ODEProblem(....) vs NeuralODE(....) for neural ODEs

Hello!

I am wondering about the difference when using ODEProblem(....) from DifferentialEquations.jl and NeuralODE(....) from DiffEqFlux.jl in terms of time performance.

Consider the code below, thus, definining the RHS explicitly and solving the neural ODE by using ODEProblem(....):

dudt2 = Lux.Chain(Lux.Dense(6, 8, swish), 
Lux.Dense(8, 8, swish),
Lux.Dense(8, 8, swish),
Lux.Dense(8, 6))

function rhs!(du, u, p, t)

    û = dudt2(u, p, st)[1]
    du[1] = û[1]
    du[2] = û[2]
    du[3] = û[3]
    du[4] = û[4]
    du[5] = û[5]
    du[6] = û[6]

end


function predict_neuralode(θ,st,dudt2,tspan,tsteps,u0)
    prob_neuralode = ODEProblem(rhs!, u0, tspan)
    _prob = remake(prob_neuralode, p = θ)
    Array(solve(_prob, saveat = tsteps)) 
end

Now consider the code below, thus, solving the neural ODE by using NeuralODE(....) from Diff

dudt2 = Lux.Chain(Lux.Dense(6, 8, swish), 
Lux.Dense(8, 8, swish),
Lux.Dense(8, 8, swish),
Lux.Dense(8, 6))


function predict_neuralode(p,st,dudt2,tspan,tsteps,u0)
    prob_neuralode = NeuralODE(dudt2, tspan, saveat = tsteps)
    return Array(prob_neuralode(u0, p, st)[1])
end

For my specific problem, the simulation time is 3 times slower when using ODEProblem(....) and solving the neural ODE than when using NeuralODE(....).

What is the reason for it being much slower?
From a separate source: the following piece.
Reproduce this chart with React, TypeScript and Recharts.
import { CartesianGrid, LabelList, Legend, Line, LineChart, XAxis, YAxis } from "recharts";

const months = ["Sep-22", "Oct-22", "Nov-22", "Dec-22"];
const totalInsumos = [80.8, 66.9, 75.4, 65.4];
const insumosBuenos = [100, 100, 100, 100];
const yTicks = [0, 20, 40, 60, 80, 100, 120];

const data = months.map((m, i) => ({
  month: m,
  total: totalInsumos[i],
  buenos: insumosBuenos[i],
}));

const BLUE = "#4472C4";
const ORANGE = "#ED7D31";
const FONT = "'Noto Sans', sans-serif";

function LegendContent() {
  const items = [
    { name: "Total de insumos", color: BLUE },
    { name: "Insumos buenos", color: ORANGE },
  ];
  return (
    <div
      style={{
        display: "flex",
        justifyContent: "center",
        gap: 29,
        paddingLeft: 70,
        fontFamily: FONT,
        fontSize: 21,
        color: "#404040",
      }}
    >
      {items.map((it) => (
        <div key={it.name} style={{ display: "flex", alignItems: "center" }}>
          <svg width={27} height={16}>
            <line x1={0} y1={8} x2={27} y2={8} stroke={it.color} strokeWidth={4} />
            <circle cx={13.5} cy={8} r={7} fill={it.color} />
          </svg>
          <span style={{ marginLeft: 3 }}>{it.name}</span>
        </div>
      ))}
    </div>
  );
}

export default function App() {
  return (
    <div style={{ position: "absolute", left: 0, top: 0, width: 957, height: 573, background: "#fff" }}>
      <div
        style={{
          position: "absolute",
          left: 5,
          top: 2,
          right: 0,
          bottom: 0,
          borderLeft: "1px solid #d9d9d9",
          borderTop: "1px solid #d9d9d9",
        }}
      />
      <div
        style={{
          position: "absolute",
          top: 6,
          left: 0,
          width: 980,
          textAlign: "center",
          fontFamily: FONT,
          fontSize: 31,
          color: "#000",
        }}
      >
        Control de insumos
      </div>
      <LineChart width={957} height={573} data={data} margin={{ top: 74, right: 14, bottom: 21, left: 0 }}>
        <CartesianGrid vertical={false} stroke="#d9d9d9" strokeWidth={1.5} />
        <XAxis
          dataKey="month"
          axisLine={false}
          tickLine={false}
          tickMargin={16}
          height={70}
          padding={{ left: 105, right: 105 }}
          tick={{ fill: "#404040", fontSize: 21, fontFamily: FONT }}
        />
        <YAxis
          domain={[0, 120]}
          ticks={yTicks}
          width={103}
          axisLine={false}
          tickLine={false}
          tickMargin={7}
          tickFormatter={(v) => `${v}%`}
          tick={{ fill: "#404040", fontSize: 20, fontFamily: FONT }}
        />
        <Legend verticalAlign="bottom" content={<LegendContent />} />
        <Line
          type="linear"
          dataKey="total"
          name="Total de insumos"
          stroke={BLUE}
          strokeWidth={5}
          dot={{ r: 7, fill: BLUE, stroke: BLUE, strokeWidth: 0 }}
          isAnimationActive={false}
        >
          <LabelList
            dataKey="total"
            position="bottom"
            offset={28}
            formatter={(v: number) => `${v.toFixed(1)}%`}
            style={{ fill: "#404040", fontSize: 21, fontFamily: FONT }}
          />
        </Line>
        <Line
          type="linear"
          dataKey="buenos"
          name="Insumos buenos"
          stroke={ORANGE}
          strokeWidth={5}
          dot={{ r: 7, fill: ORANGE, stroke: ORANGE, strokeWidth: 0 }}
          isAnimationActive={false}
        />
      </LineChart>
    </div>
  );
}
And is there a way to fix the significantly weaker time performance?

Is it the same solver and options? NeuralODE sets a few defaults that make sense for neural ODEs and optimizes a few things based on how it’s normally used. Check the solve results.

Thanks! So I studied the output of solve(....) (for the second case where I don’t define a RHS function I studied the output of NeuralODE(....)). The only difference that I found was that for interp, the cache is different as I have shown in the figure below. The variable in the top, pred_neuralnew is the output from NeuralODE and pred_ode is the output from solve for the ODEProblem. Is there a way to change it so that the cache is the same for both cases?

dense=false. You cannot adjoint the interpolation so it must set it to false. I can look at the code later and see.

I’ve created and uploaded a toy-example for a model of multiple chemical reactions taking place.
In this specific case, defining the RHS explicitly and using ODEProblem(....) and solve(....) together with dense = false have similar computation times compared to using only NeuralODE(....) however there are still some differences in terms of computation time.

I am also working on a larger scale version of this and the computation time is significantly worse when using ODEProblem(....) and solve(....) compared to only NeuralODE(....). I have also noticed that the activation function has a huge effect on the similarity of the computation times. For instance when using tanh(), the computation times are more similar rather than using relu-like activation functions such as swish().
I am wondering how else one can modify ODEProblem(....) and solve(....) so that it is equivalent to NeuralODE(....) besides using dense = false in solve.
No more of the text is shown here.